* **Work to complete**
Lines holding the string "matplotlib" are the ones to copy from this listing.

* **Extracted records**
begin
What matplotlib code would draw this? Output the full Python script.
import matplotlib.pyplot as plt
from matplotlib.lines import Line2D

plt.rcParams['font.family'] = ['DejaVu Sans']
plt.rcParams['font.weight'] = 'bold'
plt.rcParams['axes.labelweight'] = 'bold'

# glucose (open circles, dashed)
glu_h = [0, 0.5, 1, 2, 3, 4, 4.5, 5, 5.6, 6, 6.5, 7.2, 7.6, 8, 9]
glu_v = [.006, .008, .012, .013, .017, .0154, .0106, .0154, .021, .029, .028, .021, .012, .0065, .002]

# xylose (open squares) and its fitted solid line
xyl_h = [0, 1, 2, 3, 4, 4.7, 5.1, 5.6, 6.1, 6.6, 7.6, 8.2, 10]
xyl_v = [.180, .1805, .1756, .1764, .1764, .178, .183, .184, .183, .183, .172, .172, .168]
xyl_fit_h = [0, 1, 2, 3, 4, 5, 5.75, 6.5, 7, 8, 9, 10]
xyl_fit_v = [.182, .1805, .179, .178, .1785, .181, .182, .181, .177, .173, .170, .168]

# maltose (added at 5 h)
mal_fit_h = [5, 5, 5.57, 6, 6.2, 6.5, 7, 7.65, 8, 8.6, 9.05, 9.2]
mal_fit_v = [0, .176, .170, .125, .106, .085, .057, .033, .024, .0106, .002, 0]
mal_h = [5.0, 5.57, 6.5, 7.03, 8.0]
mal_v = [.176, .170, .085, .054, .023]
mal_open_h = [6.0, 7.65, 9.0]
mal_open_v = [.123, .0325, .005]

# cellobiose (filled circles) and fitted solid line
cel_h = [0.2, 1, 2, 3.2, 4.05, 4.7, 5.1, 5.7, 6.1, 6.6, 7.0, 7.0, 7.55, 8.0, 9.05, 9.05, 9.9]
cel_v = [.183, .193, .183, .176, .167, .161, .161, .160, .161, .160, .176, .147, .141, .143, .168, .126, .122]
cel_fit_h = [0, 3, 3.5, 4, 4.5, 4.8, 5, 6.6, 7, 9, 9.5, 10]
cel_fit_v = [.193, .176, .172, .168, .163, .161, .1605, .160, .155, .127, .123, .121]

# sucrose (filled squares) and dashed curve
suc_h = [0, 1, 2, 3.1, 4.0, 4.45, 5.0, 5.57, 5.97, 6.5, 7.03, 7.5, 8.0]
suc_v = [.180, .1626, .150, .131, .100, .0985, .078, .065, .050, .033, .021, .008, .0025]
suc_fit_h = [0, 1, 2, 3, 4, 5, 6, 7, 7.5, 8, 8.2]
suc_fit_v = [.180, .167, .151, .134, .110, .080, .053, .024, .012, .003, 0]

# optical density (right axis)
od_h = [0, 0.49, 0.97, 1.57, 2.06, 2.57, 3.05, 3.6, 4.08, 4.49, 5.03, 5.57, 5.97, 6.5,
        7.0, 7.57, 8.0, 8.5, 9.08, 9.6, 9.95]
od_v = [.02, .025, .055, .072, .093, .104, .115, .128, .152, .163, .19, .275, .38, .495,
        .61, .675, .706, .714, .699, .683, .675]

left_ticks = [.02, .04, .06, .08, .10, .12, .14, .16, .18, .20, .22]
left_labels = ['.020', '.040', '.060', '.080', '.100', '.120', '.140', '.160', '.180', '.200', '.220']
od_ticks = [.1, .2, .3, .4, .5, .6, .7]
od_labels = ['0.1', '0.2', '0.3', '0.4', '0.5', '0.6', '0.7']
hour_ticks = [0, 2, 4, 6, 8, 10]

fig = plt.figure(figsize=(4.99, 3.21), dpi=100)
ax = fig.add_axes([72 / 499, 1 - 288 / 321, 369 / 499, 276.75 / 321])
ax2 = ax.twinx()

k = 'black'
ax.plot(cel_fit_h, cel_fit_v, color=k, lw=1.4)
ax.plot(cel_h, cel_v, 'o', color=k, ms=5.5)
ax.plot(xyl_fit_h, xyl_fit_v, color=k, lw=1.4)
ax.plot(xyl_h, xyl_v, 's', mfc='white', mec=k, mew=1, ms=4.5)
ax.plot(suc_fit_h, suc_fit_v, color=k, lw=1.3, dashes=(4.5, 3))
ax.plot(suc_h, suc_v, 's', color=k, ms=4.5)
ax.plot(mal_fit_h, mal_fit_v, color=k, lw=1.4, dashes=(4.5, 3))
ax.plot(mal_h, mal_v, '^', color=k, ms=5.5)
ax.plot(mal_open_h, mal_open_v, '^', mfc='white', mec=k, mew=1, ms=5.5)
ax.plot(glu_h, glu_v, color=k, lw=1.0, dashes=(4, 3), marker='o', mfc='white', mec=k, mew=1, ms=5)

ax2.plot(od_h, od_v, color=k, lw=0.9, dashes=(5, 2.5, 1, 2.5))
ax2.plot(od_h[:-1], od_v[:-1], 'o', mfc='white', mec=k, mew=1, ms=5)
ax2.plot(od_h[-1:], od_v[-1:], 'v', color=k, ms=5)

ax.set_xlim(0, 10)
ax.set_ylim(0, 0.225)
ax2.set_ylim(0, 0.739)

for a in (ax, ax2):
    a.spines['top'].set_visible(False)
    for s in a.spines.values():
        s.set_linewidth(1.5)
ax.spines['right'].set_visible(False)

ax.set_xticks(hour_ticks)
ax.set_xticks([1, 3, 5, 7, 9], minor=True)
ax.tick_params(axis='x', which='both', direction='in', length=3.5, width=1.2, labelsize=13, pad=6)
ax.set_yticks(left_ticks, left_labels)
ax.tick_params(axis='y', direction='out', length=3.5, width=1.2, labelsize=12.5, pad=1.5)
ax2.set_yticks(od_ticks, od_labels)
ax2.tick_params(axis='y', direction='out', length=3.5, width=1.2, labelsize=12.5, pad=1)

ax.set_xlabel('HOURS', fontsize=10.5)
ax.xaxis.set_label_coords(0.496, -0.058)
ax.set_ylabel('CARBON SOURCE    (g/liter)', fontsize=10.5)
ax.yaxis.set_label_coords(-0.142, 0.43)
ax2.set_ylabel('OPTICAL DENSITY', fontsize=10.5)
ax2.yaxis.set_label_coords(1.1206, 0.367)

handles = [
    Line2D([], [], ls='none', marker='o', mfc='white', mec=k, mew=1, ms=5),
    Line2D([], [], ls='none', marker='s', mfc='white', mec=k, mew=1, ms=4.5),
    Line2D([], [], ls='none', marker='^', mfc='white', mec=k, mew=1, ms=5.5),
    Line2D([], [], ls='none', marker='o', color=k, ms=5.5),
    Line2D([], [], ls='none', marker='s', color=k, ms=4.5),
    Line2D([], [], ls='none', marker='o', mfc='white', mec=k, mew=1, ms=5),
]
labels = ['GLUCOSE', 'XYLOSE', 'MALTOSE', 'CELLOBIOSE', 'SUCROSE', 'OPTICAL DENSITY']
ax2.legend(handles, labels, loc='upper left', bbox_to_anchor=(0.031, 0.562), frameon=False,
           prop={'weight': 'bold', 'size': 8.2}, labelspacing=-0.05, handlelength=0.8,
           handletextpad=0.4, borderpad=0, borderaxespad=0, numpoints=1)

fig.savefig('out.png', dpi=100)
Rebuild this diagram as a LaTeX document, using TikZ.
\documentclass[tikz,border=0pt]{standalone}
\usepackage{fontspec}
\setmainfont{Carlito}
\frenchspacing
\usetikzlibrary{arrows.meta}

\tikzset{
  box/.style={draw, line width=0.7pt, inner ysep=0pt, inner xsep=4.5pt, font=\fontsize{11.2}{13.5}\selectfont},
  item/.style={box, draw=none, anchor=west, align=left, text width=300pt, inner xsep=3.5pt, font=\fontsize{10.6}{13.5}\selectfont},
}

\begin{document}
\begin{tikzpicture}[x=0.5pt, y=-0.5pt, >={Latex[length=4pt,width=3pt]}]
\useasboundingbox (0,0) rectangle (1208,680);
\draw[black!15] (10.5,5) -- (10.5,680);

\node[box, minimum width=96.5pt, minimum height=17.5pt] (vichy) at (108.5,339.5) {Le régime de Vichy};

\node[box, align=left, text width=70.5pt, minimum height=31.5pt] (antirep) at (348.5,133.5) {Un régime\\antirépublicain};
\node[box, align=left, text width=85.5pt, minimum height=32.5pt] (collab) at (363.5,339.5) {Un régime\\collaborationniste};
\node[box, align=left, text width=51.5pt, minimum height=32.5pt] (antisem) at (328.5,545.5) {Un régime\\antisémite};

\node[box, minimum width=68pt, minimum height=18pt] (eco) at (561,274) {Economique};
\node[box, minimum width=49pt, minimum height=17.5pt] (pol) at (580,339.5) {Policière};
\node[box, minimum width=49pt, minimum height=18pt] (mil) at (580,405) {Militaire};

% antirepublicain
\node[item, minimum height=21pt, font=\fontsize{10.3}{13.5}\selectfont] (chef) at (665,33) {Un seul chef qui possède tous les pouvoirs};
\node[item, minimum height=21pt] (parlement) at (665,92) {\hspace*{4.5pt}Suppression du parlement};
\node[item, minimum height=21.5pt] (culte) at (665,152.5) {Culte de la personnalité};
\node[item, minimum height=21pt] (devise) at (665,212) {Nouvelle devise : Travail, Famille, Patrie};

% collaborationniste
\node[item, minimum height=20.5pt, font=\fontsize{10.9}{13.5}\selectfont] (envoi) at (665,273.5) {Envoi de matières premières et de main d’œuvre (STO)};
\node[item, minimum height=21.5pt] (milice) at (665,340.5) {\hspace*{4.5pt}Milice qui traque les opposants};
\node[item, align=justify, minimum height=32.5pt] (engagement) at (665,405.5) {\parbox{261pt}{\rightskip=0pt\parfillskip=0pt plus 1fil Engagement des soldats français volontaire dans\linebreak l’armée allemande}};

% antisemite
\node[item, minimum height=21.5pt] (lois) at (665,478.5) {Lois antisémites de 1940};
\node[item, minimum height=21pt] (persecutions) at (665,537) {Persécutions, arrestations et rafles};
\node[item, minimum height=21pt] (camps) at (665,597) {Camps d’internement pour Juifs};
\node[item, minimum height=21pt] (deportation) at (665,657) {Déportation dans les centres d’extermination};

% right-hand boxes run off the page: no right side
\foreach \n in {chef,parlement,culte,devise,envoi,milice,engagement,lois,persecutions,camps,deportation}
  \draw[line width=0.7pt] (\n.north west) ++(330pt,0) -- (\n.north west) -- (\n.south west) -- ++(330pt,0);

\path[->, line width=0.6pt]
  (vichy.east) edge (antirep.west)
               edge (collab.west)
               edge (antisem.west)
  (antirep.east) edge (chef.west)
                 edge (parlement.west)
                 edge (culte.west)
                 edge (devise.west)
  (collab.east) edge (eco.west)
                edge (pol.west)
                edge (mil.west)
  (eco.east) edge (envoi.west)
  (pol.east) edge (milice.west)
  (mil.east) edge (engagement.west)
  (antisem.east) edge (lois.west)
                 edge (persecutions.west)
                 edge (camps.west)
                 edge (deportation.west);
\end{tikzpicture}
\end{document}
end
begin
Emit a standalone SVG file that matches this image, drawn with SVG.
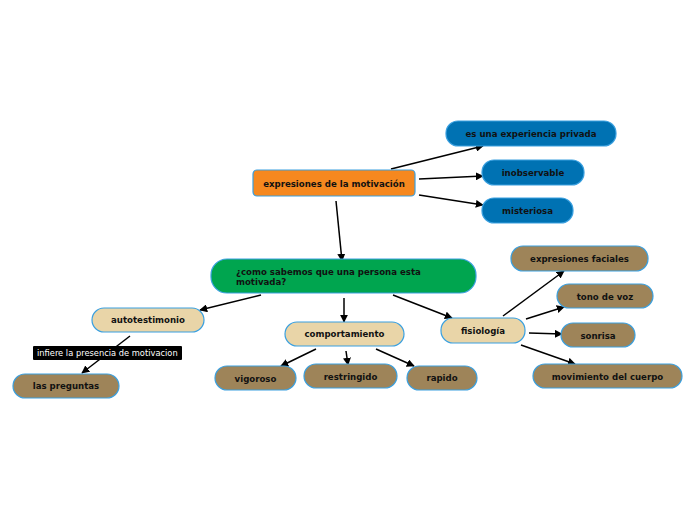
end
* **Response below**
What matplotlib code would draw this? Output the full Python script.
import matplotlib.pyplot as plt
from matplotlib.lines import Line2D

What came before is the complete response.